Mole calculations rarely get tested alone after Unit 1. Instead, they're step one of nearly every quantitative problem. MCQs ask things like how many moles of excess reactant remain when 0.250 mol PCl₃ reacts with 0.400 mol Cl₂, or which reactant is limiting when 0.80 mol NH₃ meets 1.25 mol O₂. Both hinge on comparing mole ratios to coefficients. FRQs build entire multi-part problems on the mole. The 2017 Long FRQ on CS₂ + 3Cl₂ → CCl₄ + S₂Cl₂ requires converting given amounts to moles before anything else works, and titration FRQs (like finding the mass percent of NaHCO₃ in a mixture from 65.0 mL of 0.100 M HCl) demand chaining molarity × volume = moles into a mole ratio into grams. Show your dimensional analysis with units on every step. Graders award points for the setup, and units catch your own mistakes.
A mole is an amount of substance (how many particles you have). Molarity is a concentration (moles per liter of solution). A beaker of 0.100 M HCl doesn't contain 0.100 mol of HCl unless it holds exactly 1 L. To get moles from molarity, multiply by volume in liters. Mixing these up is one of the most common point-losers on titration and buffer problems.

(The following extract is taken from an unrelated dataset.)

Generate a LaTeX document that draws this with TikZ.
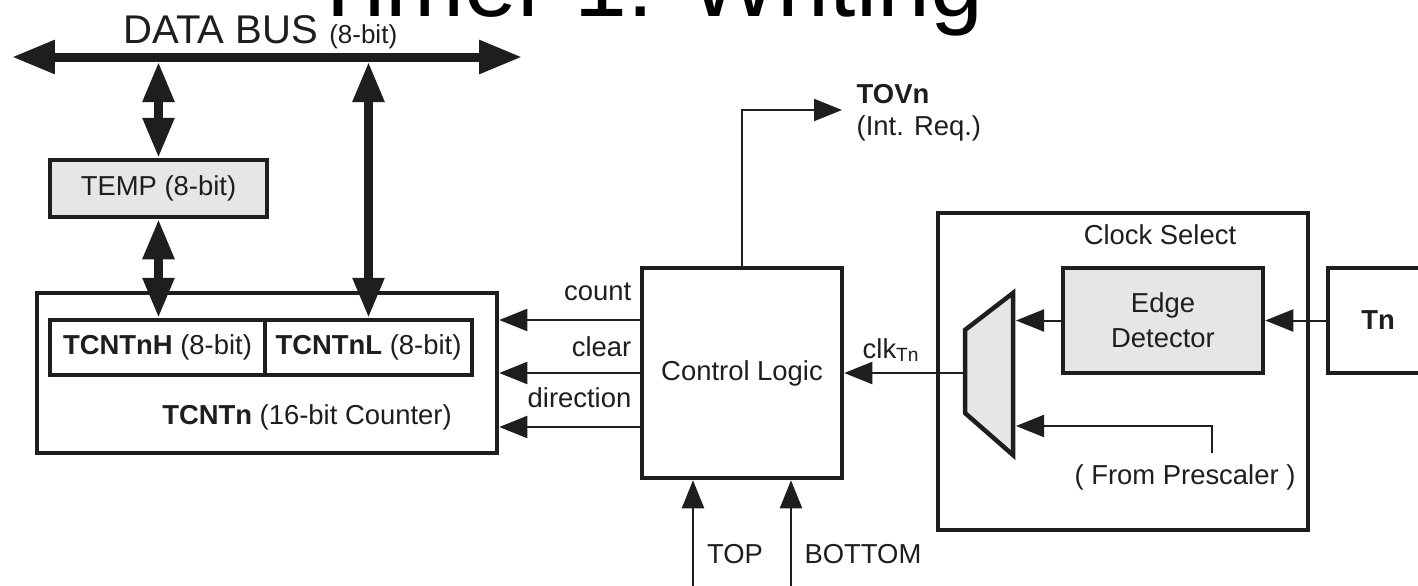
\documentclass[tikz,border=0pt]{standalone}
\usepackage{fontspec}
\setmainfont{Liberation Sans}
\usetikzlibrary{arrows.meta}
\newcommand\dfont{\fontsize{7.8}{10}\selectfont}
\definecolor{boxgray}{HTML}{E6E6E6}
\definecolor{ink}{HTML}{1E1E1E}
\begin{document}
\begin{tikzpicture}[x=0.1mm,y=-0.1mm,
  box/.style={draw=ink, line width=0.45mm, inner sep=0pt, font=\dfont, text=ink},
  thin/.style={draw=ink, line width=0.2mm},
  arr/.style={thin, -{Triangle[length=2.8mm,width=2.2mm]}},
  bus/.style={draw=ink, line width=0.9mm, {Triangle[length=4.3mm,width=3.2mm]}-{Triangle[length=4.3mm,width=3.2mm]}},
  link/.style={draw=ink, line width=0.85mm, {Triangle[length=4mm,width=3mm]}-{Triangle[length=4mm,width=3mm]}},
  lbl/.style={font=\dfont, text=ink, inner sep=0pt}]
\useasboundingbox (0,0) rectangle (1418,585);
\fill[white] (0,0) rectangle (1418,585);

% title (cut at the top)
\node[anchor=base west, inner sep=0pt] (title) at (309,16) {\fontsize{27}{30}\selectfont Timer 1: Writing};

% data bus
\coordinate (busL) at (12,57);
\coordinate (busR) at (522,57);
\draw[bus] (busL) -- (busR);
\node[anchor=base west, inner sep=0pt, text=ink] (dbus) at (123,43) {\fontsize{11.4}{13}\selectfont DATA BUS \fontsize{7.4}{9}\selectfont(8-bit)};

% registers
\node[box, fill=boxgray, minimum width=21.7mm, minimum height=5.7mm] (temp) at (158.5,188.5) {TEMP (8-bit)};
\node[box, minimum width=46mm, minimum height=16mm] (tcnt) at (267,373) {};
\node[lbl] (tcntlbl) at (307,417) {\textbf{TCNTn} (16-bit Counter)};
\node[box, minimum width=21.5mm, minimum height=5.5mm] (tcnth) at (157.5,347.5) {\textbf{TCNTnH} (8-bit)};
\node[box, minimum width=20.7mm, minimum height=5.5mm] (tcntl) at (368.5,347.5) {\textbf{TCNTnL} (8-bit)};

\coordinate (b1) at (158.5,62);
\coordinate (b2) at (368.5,62);
\draw[link] (b1) -- (temp.north);
\draw[link] (temp.south) -- (temp.south |- tcnth.north);
\draw[link] (b2) -- (tcntl.north);

% control logic
\node[box, minimum width=20mm, minimum height=21mm] (ctrl) at (742,373) {Control Logic};
\coordinate (tov) at (842,110);
\draw[arr] (ctrl.north) |- (tov);
\node[lbl, anchor=west, font=\dfont\bfseries] (tovlbl) at (856,94) {TOVn};
\node[lbl, anchor=west] (intreq) at (856,128) {(Int. Req.)};

\draw[arr] (ctrl.west |- 0,320) -- (tcnt.east |- 0,320);
\draw[arr] (ctrl.west) -- (tcnt.east);
\draw[arr] (ctrl.west |- 0,427) -- (tcnt.east |- 0,427);
\node[lbl, anchor=east] (cnt) at (632,292) {count};
\node[lbl, anchor=east] (clr) at (632,347) {clear};
\node[lbl, anchor=east] (dir) at (632,398) {direction};

\coordinate (topsrc) at (693,590);
\coordinate (botsrc) at (791,590);
\draw[arr] (topsrc) -- (topsrc |- ctrl.south);
\draw[arr] (botsrc) -- (botsrc |- ctrl.south);
\node[lbl] (toplbl) at (735,554) {TOP};
\node[lbl] (botlbl) at (863,554) {BOTTOM};

% clock select
\node[box, minimum width=37mm, minimum height=31.7mm] (clksel) at (1123,371.5) {};
\node[lbl] (clksellbl) at (1160,235) {Clock Select};
\node[box, fill=boxgray, minimum width=20mm, minimum height=10.5mm, align=center] (edge) at (1163,320.5) {Edge\\Detector};
\node[box, minimum width=10mm, minimum height=10.5mm, font=\dfont\bfseries] (tn) at (1378,320.5) {Tn};

\draw[draw=ink, line width=0.45mm, fill=boxgray, line join=miter] (1013,293) -- (1013,455) -- (965,413) -- (965,330) -- cycle;
\coordinate (muxout) at (965,373);
\coordinate (muxa) at (1016,320.5);
\coordinate (muxb) at (1016,426);
\coordinate (pres) at (1212,453);

\draw[arr] (edge.west) -- (muxa);
\draw[arr] (tn.west) -- (edge.east);
\draw[arr] (pres) |- (muxb);
\draw[arr] (muxout) -- (ctrl.east);
\node[lbl, anchor=west] (clk) at (862,350) {clk\textsubscript{Tn}};
\node[lbl] (pre) at (1185,477) {( From Prescaler )};
\end{tikzpicture}
\end{document}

One mole equals 6.022 × 10²³ particles, and Avogadro's number is the conversion factor between moles and individual atoms, molecules, or ions.
Molar mass in g/mol is numerically equal to the average particle mass in amu, which is what lets you convert lab masses into particle counts.
Coefficients in a balanced chemical equation are mole ratios, so every stoichiometry problem requires converting to moles before comparing reactants and products.
Moles and molarity are not the same thing; multiply molarity by volume in liters to get moles in a solution problem.
Enthalpy of reaction is given per mole, so finding the heat q for a real sample means multiplying ΔH by the moles that actually reacted.
Always write units in your dimensional analysis on FRQs, because the setup earns points and the units expose errors before they cost you.
A mole is the unit for amount of substance, equal to 6.022 × 10²³ particles (Avogadro's number). It connects the mass of a sample you can weigh to the number of atoms or molecules you can't count directly (LO 1.1.A).
Not quite. The mole is the unit (like 'dozen'), and Avogadro's number, 6.022 × 10²³ mol⁻¹, is how many particles are in one mole (like '12'). You use Avogadro's number as the conversion factor between moles and particle counts.
Moles measure amount; molarity measures concentration in moles per liter of solution. To find moles of solute, multiply molarity by volume in liters. For example, 65.0 mL of 0.100 M HCl contains 0.00650 mol of HCl.
Reactions happen between particles, not grams, and balanced-equation coefficients describe particle ratios (EK 4.5.A.2). One gram of H₂ has way more molecules than one gram of O₂, so comparing grams directly would give wrong ratios. Moles fix that.
Yes. The equation sheet includes n = m/M (moles equals mass over molar mass) and N_A = 6.022 × 10²³ mol⁻¹, plus molarity = moles of solute per liter. You still need to know when and how to chain these conversions yourself.